Black kids across the country are significantly more likely to be disciplined than kids of other races and routinely receive harsher punishments than white students for nearly identical behavior. In Philadelphia, where Abbott Elementary is set, Black elementary schoolers are more than twice as likely to be suspended as their white classmates. The show doesn’t explicitly mention these figures. As Brunson has said, her characters don’t sit down and recite the statistics that shape their day-to-day lives; they’re overworked teachers at an overlooked school in West Philly—“they don’t have time.” But the specter of punishment still hovers around the story, most clearly in the episode “The Principal’s Office,” when the straitlaced, deadpan Gregory Eddie (Tyler James Williams) sends a disruptive student to Principal Ava Coleman (the wonderfully irreverent Janelle James). He gripes when she refuses to actually discipline the child. “How do you think it feels for a 6- or 7-year-old to make that walk of shame?” she says in response. Instead of heightening that shame once a student reaches her office, she prefers to give them a space to decompress and regroup.

Later on, the episode’s moral message gets delivered in bold: “Working here at Abbott as a young Black man, you are in a unique position. You are also at a crossroads,” the veteran teacher Barbara Howard (Sheryl Lee Ralph) tells Gregory. “Your students can either fear you or they can respect you. Can’t have both.” A line like that captures the classic tone of network sitcoms: earnest and somewhat vague, yet also weighty and true. But more frequently, Brunson uses a tactic that feels less traditional to the genre: subtlety. Season 2 is marked by a quiet aversion to conventional discipline, as with the hilarious Halloween special, in which a child dubbed Baby Thanos takes hold of a bounty of candy and nearly every Abbott child succumbs to a sugar frenzy. The teachers focus on calming the students and wrangling their outlaw leader. Afterward, punishment simply goes unmentioned; the sharp sugar crash that follows seems to be consequence enough for the young rebels.

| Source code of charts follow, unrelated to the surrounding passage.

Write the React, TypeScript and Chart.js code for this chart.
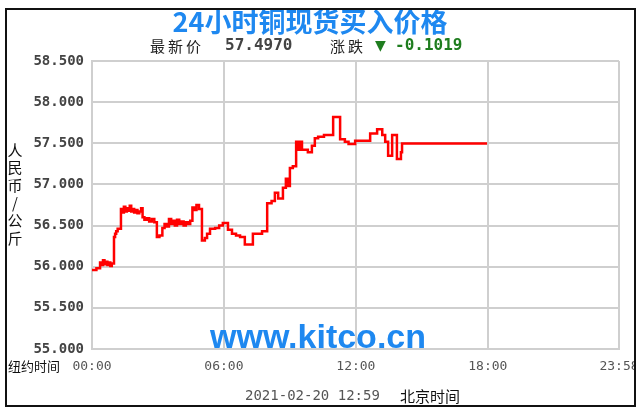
import React, { useEffect, useRef } from "react";
import { Chart, registerables } from "chart.js";
Chart.register(...registerables);

const TITLE = "24小时铜现货买入价格";
const LATEST_LABEL = "最新价";
const LATEST_VALUE = "57.4970";
const CHANGE_LABEL = "涨跌";
const CHANGE_ARROW = "▼";
const CHANGE_VALUE = "-0.1019";
const Y_TITLE = "人民币/公斤";
const X_LEFT_LABEL = "纽约时间";
const DATE_TEXT = "2021-02-20 12:59";
const TZ_TEXT = "北京时间";
const WATERMARK = "www.kitco.cn";

const xTickMinutes = [0, 360, 720, 1080, 1438];
const xTickLabels = ["00:00", "06:00", "12:00", "18:00", "23:58"];
const yMin = 55;
const yMax = 58.5;
const yStep = 0.5;

// minutes after 00:00 (New York time) at which each price starts
const minutes = [
  0, 12, 22, 26, 30, 34, 38, 42, 46, 50, 54, 60, 63, 66, 70,
  79, 83, 87, 91, 95, 99, 103, 107, 111, 115, 119, 124, 129, 134, 138,
  143, 150, 156, 163, 170, 177, 184, 192, 198, 204, 210, 216, 221, 226, 232,
  238, 244, 250, 256, 262, 268, 274, 280, 285, 292, 300, 308, 314, 322, 336,
  347, 357, 371, 382, 393, 404, 417, 439, 464, 478, 490, 499, 508, 521, 529,
  535, 540, 548, 557, 562, 568, 573, 589, 600, 608, 617, 633, 658, 677, 690,
  700, 718, 759, 778, 792, 800, 808, 819, 832, 843, 846, 1078,
];
const prices = [
  55.96, 55.98, 56.05, 56.02, 56.08, 56.03, 56.06, 56.02, 56.05, 56.01, 56.04, 56.36, 56.40, 56.43, 56.46,
  56.70, 56.66, 56.73, 56.67, 56.71, 56.68, 56.74, 56.67, 56.70, 56.66, 56.69, 56.65, 56.67, 56.71, 56.60,
  56.57, 56.59, 56.55, 56.58, 56.54, 56.36, 56.38, 56.47, 56.52, 56.49, 56.58, 56.52, 56.56, 56.50, 56.57,
  56.52, 56.55, 56.50, 56.54, 56.52, 56.56, 56.72, 56.69, 56.75, 56.70, 56.32, 56.35, 56.40, 56.46, 56.47,
  56.50, 56.53, 56.45, 56.40, 56.38, 56.36, 56.27, 56.40, 56.43, 56.77, 56.80, 56.90, 56.83, 56.96, 57.07,
  56.98, 57.20, 57.22, 57.52, 57.42, 57.52, 57.42, 57.39, 57.47, 57.56, 57.58, 57.60, 57.82, 57.55, 57.52,
  57.49, 57.53, 57.62, 57.67, 57.60, 57.52, 57.35, 57.60, 57.31, 57.39, 57.497, 57.497,
];

const BLUE = "#1E88F0";
const GREEN = "#1f7d1f";

const textPlugin = {
  id: "kitcoText",
  beforeDatasetsDraw(chart: any) {
    const ctx = chart.ctx;
    ctx.save();
    ctx.font = "bold 34px 'Liberation Sans', Arial, sans-serif";
    ctx.fillStyle = BLUE;
    ctx.textAlign = "center";
    ctx.textBaseline = "middle";
    ctx.fillText(WATERMARK, 318, 339);
    ctx.restore();
  },
  afterDraw(chart: any) {
    const ctx = chart.ctx;
    ctx.save();
    ctx.textBaseline = "middle";
    // title
    ctx.textAlign = "center";
    ctx.font = "bold 27px 'Noto Sans CJK SC', sans-serif";
    ctx.fillStyle = BLUE;
    ctx.fillText(TITLE, 310, 22);
    // subtitle
    ctx.textAlign = "left";
    (ctx as any).letterSpacing = "3px";
    ctx.font = "15px 'Noto Sans CJK SC', sans-serif";
    ctx.fillStyle = "#222";
    ctx.fillText(LATEST_LABEL, 150, 46);
    ctx.fillText(CHANGE_LABEL, 330, 46);
    (ctx as any).letterSpacing = "0px";
    ctx.font = "bold 16px 'DejaVu Sans Mono', monospace";
    ctx.fillStyle = "#444";
    ctx.fillText(LATEST_VALUE, 225, 46);
    ctx.fillStyle = GREEN;
    ctx.font = "14px 'DejaVu Sans', sans-serif";
    ctx.fillText(CHANGE_ARROW, 375, 46);
    ctx.font = "bold 16px 'DejaVu Sans Mono', monospace";
    ctx.fillText(CHANGE_VALUE, 395, 46);
    // vertical y title
    ctx.textAlign = "center";
    ctx.font = "15px 'Noto Sans CJK SC', sans-serif";
    ctx.fillStyle = "#111";
    Array.from(Y_TITLE).forEach((ch, i) => {
      ctx.fillText(ch, 15, 150 + i * 17.6);
    });
    // x left label
    ctx.textAlign = "left";
    ctx.font = "13px 'Noto Sans CJK SC', sans-serif";
    ctx.fillText(X_LEFT_LABEL, 8, 366);
    // bottom date
    ctx.font = "14px 'DejaVu Sans Mono', monospace";
    ctx.fillStyle = "#555";
    ctx.fillText(DATE_TEXT, 245, 396);
    ctx.font = "15px 'Noto Sans CJK SC', sans-serif";
    ctx.fillStyle = "#111";
    ctx.fillText(TZ_TEXT, 400, 396);
    // border
    ctx.fillStyle = "#fff";
    ctx.fillRect(636, 0, 10, 413);
    ctx.strokeStyle = "#111";
    ctx.lineWidth = 2;
    ctx.strokeRect(6, 9, 629, 397);
    ctx.restore();
  },
};

export default function App() {
  const ref = useRef<HTMLCanvasElement>(null);
  useEffect(() => {
    if (!ref.current) return;
    const points = minutes.map((m, i) => ({ x: m, y: prices[i] }));
    const grid = { color: "#cfcfcf", lineWidth: 2, drawTicks: false };
    const chart = new Chart(ref.current, {
      type: "line",
      data: {
        datasets: [
          {
            data: points,
            borderColor: "#ff0000",
            borderWidth: 2.5,
            pointRadius: 0,
            stepped: true,
            fill: false,
          },
        ],
      },
      options: {
        responsive: false,
        animation: false,
        layout: { padding: { top: 61, right: 21, left: 0, bottom: 0 } },
        plugins: { legend: { display: false }, tooltip: { enabled: false }, title: { display: false } },
        scales: {
          x: {
            type: "linear",
            min: xTickMinutes[0],
            max: xTickMinutes[xTickMinutes.length - 1],
            afterBuildTicks: (s: any) => {
              s.ticks = xTickMinutes.map((v) => ({ value: v }));
            },
            afterFit: (s: any) => {
              s.height = 64;
              s.paddingLeft = 0;
              s.paddingRight = 0;
            },
            ticks: {
              autoSkip: false,
              maxRotation: 0,
              minRotation: 0,
              padding: 10,
              color: "#555",
              font: { family: "'DejaVu Sans Mono', monospace", size: 13 },
              callback: (_v: any, i: number) => xTickLabels[i],
            },
            grid,
            border: { display: true, color: "#cfcfcf", width: 2 },
          },
          y: {
            min: yMin,
            max: yMax,
            afterFit: (s: any) => {
              s.width = 92;
              s.paddingTop = 0;
              s.paddingBottom = 0;
            },
            ticks: {
              stepSize: yStep,
              padding: 8,
              color: "#444",
              font: { family: "'DejaVu Sans Mono', monospace", size: 14, weight: "bold" },
              callback: (v: any) => Number(v).toFixed(3),
            },
            grid,
            border: { display: true, color: "#cfcfcf", width: 2 },
          },
        },
      },
      plugins: [textPlugin],
    } as any);
    return () => chart.destroy();
  }, []);
  return (
    <div style={{ position: "fixed", left: 0, top: 0, width: 640, height: 413, background: "#fff" }}>
      <canvas ref={ref} width={640} height={413} style={{ display: "block", width: 640, height: 413 }} />
    </div>
  );
}
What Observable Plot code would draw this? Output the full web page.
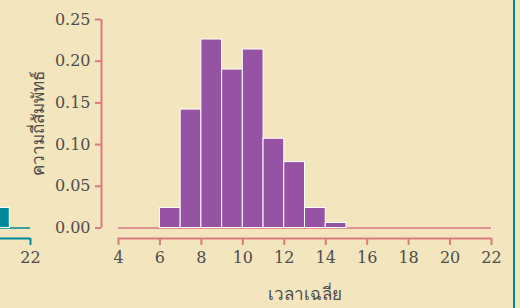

More simply put: Kids are going to eat too much candy sometimes, and that’s okay. They’re also going to have conflicts with one another, and that’s normal too, as Janine discovers midway through the season. Janine tries to force two quarreling girls in her class to be friends, but she eventually realizes that the main issue she was trying to resolve was her own: She doesn’t like it when people don’t get along. The tension reminds her of her mother and sister, who are estranged from each other. “I have to learn to accept that what my students are feeling is real,” she says—that they’re not merely projections of her or her experiences. In other words, the children have unique inner lives. Sometimes they have outsized emotions or ill-advised ideas—just like Janine or any adult does. By the season’s end, Janine has learned a lesson that seems to come naturally to her students: Even better than being a grown-up is being allowed to grow, at your own pace.